◆ **DIRECTION**:
Without the pictures, set down every line of the data exactly.

◆ **RECORDED DATA**:
** BEGIN **

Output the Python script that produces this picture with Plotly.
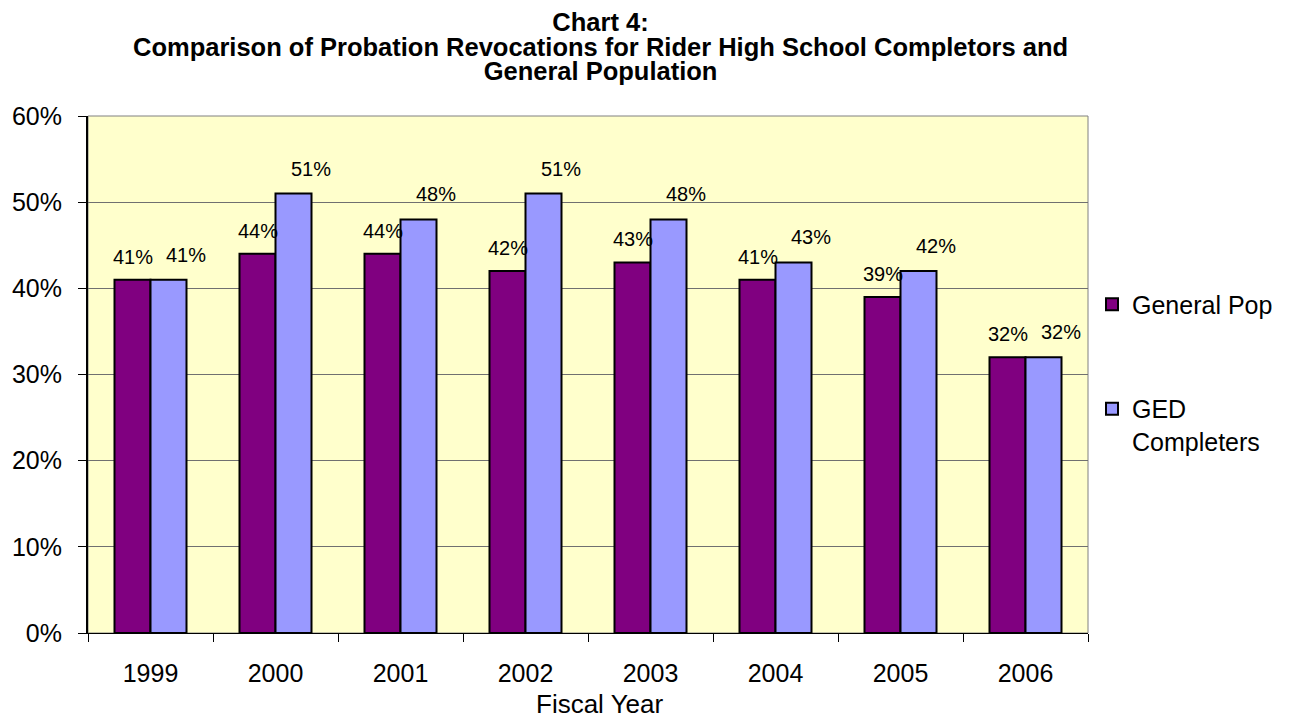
import plotly.graph_objects as go

years = ["1999", "2000", "2001", "2002", "2003", "2004", "2005", "2006"]
general_pop = [41, 44, 44, 42, 43, 41, 39, 32]
ged_completers = [41, 51, 48, 51, 48, 43, 42, 32]
series_names = ["General Pop", "GED<br>Completers"]
title_lines = ["Chart 4:",
               "Comparison of Probation Revocations for Rider High School Completors and",
               "General Population"]
y_ticks = [0, 10, 20, 30, 40, 50, 60]
y_tick_text = [f"{v}%" for v in y_ticks]
x_title = "Fiscal Year"

FONT = "Liberation Sans, Arial, sans-serif"

fig = go.Figure()
fig.add_trace(go.Bar(
    x=years, y=general_pop, name=series_names[0], legendgroup="a",
    marker=dict(color="#800080", line=dict(color="#000000", width=2)),
))
fig.add_trace(go.Bar(
    x=years, y=ged_completers, name=series_names[1], legendgroup="b",
    marker=dict(color="#9999FF", line=dict(color="#000000", width=2)),
))

annotations = []
# category axis: annotation x given as category index
for i, v in enumerate(general_pop):
    annotations.append(dict(x=i, y=v, xref="x", yref="y", text=f"{v}%",
                            showarrow=False, xshift=-18, yshift=23,
                            yanchor="middle",
                            font=dict(family=FONT, size=20, color="#000")))
for i, v in enumerate(ged_completers):
    annotations.append(dict(x=i, y=v, xref="x", yref="y", text=f"{v}%",
                            showarrow=False, xshift=35, yshift=25,
                            yanchor="middle",
                            font=dict(family=FONT, size=20, color="#000")))
# title: one text block, small base size for tight line spacing, large glyphs via span
title_text = "<br>".join(
    f"<span style='font-size:25.5px'><b>{line}</b></span>" for line in title_lines)
annotations.append(dict(x=0.512, y=1, xref="paper", yref="paper",
                        text=title_text, showarrow=False,
                        yshift=70, yanchor="middle", xanchor="center",
                        font=dict(family=FONT, size=19, color="#000")))
annotations.append(dict(x=0.512, y=0, xref="paper", yref="paper",
                        text=x_title, showarrow=False, yshift=-71,
                        yanchor="middle", xanchor="center",
                        font=dict(family=FONT, size=26, color="#000")))

fig.update_layout(
    width=1300, height=717,
    margin=dict(l=80, r=220, t=108, b=92),
    paper_bgcolor="#FFFFFF",
    plot_bgcolor="#FFFFCC",
    barmode="group",
    bargap=0.424,
    bargroupgap=0,
    font=dict(family=FONT, size=25, color="#000"),
    showlegend=True,
    legend=dict(
        x=1.004, y=0.68, xanchor="left", yanchor="top",
        font=dict(family=FONT, size=25, color="#000"),
        tracegroupgap=69, valign="top",
        bgcolor="rgba(0,0,0,0)",
    ),
    annotations=annotations,
    shapes=[dict(type="rect", xref="paper", yref="paper", x0=0, x1=1, y0=0, y1=1,
                 line=dict(color="#808080", width=1), layer="below")],
    xaxis=dict(
        type="category", showgrid=False,
        showline=True, linecolor="#000000", linewidth=1,
        ticks="outside", ticklen=8, tickcolor="#000000",
        tickson="boundaries", ticklabelstandoff=18,
        tickfont=dict(family=FONT, size=25),
        automargin=False,
    ),
    yaxis=dict(
        range=[0, 60], tickmode="array", tickvals=y_ticks, ticktext=y_tick_text,
        showgrid=True, gridcolor="#707070", gridwidth=1,
        showline=True, linecolor="#000000", linewidth=2,
        ticks="outside", ticklen=8, tickcolor="#000000",
        ticklabelstandoff=11,
        tickfont=dict(family=FONT, size=25),
        zeroline=False, automargin=False,
    ),
)

fig.write_html("out.html")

** END **

◆ **ANSWER TO THE PROBLEM**:
Output the Python script that produces this picture with Plotly.
import plotly.graph_objects as go

years = ["1999", "2000", "2001", "2002", "2003", "2004", "2005", "2006"]
general_pop = [41, 44, 44, 42, 43, 41, 39, 32]
ged_completers = [41, 51, 48, 51, 48, 43, 42, 32]
series_names = ["General Pop", "GED<br>Completers"]
title_lines = ["Chart 4:",
               "Comparison of Probation Revocations for Rider High School Completors and",
               "General Population"]
y_ticks = [0, 10, 20, 30, 40, 50, 60]
y_tick_text = [f"{v}%" for v in y_ticks]
x_title = "Fiscal Year"

FONT = "Liberation Sans, Arial, sans-serif"

fig = go.Figure()
fig.add_trace(go.Bar(
    x=years, y=general_pop, name=series_names[0], legendgroup="a",
    marker=dict(color="#800080", line=dict(color="#000000", width=2)),
))
fig.add_trace(go.Bar(
    x=years, y=ged_completers, name=series_names[1], legendgroup="b",
    marker=dict(color="#9999FF", line=dict(color="#000000", width=2)),
))

annotations = []
# category axis: annotation x given as category index
for i, v in enumerate(general_pop):
    annotations.append(dict(x=i, y=v, xref="x", yref="y", text=f"{v}%",
                            showarrow=False, xshift=-18, yshift=23,
                            yanchor="middle",
                            font=dict(family=FONT, size=20, color="#000")))
for i, v in enumerate(ged_completers):
    annotations.append(dict(x=i, y=v, xref="x", yref="y", text=f"{v}%",
                            showarrow=False, xshift=35, yshift=25,
                            yanchor="middle",
                            font=dict(family=FONT, size=20, color="#000")))
# title: one text block, small base size for tight line spacing, large glyphs via span
title_text = "<br>".join(
    f"<span style='font-size:25.5px'><b>{line}</b></span>" for line in title_lines)
annotations.append(dict(x=0.512, y=1, xref="paper", yref="paper",
                        text=title_text, showarrow=False,
                        yshift=70, yanchor="middle", xanchor="center",
                        font=dict(family=FONT, size=19, color="#000")))
annotations.append(dict(x=0.512, y=0, xref="paper", yref="paper",
                        text=x_title, showarrow=False, yshift=-71,
                        yanchor="middle", xanchor="center",
                        font=dict(family=FONT, size=26, color="#000")))

fig.update_layout(
    width=1300, height=717,
    margin=dict(l=80, r=220, t=108, b=92),
    paper_bgcolor="#FFFFFF",
    plot_bgcolor="#FFFFCC",
    barmode="group",
    bargap=0.424,
    bargroupgap=0,
    font=dict(family=FONT, size=25, color="#000"),
    showlegend=True,
    legend=dict(
        x=1.004, y=0.68, xanchor="left", yanchor="top",
        font=dict(family=FONT, size=25, color="#000"),
        tracegroupgap=69, valign="top",
        bgcolor="rgba(0,0,0,0)",
    ),
    annotations=annotations,
    shapes=[dict(type="rect", xref="paper", yref="paper", x0=0, x1=1, y0=0, y1=1,
                 line=dict(color="#808080", width=1), layer="below")],
    xaxis=dict(
        type="category", showgrid=False,
        showline=True, linecolor="#000000", linewidth=1,
        ticks="outside", ticklen=8, tickcolor="#000000",
        tickson="boundaries", ticklabelstandoff=18,
        tickfont=dict(family=FONT, size=25),
        automargin=False,
    ),
    yaxis=dict(
        range=[0, 60], tickmode="array", tickvals=y_ticks, ticktext=y_tick_text,
        showgrid=True, gridcolor="#707070", gridwidth=1,
        showline=True, linecolor="#000000", linewidth=2,
        ticks="outside", ticklen=8, tickcolor="#000000",
        ticklabelstandoff=11,
        tickfont=dict(family=FONT, size=25),
        zeroline=False, automargin=False,
    ),
)

fig.write_html("out.html")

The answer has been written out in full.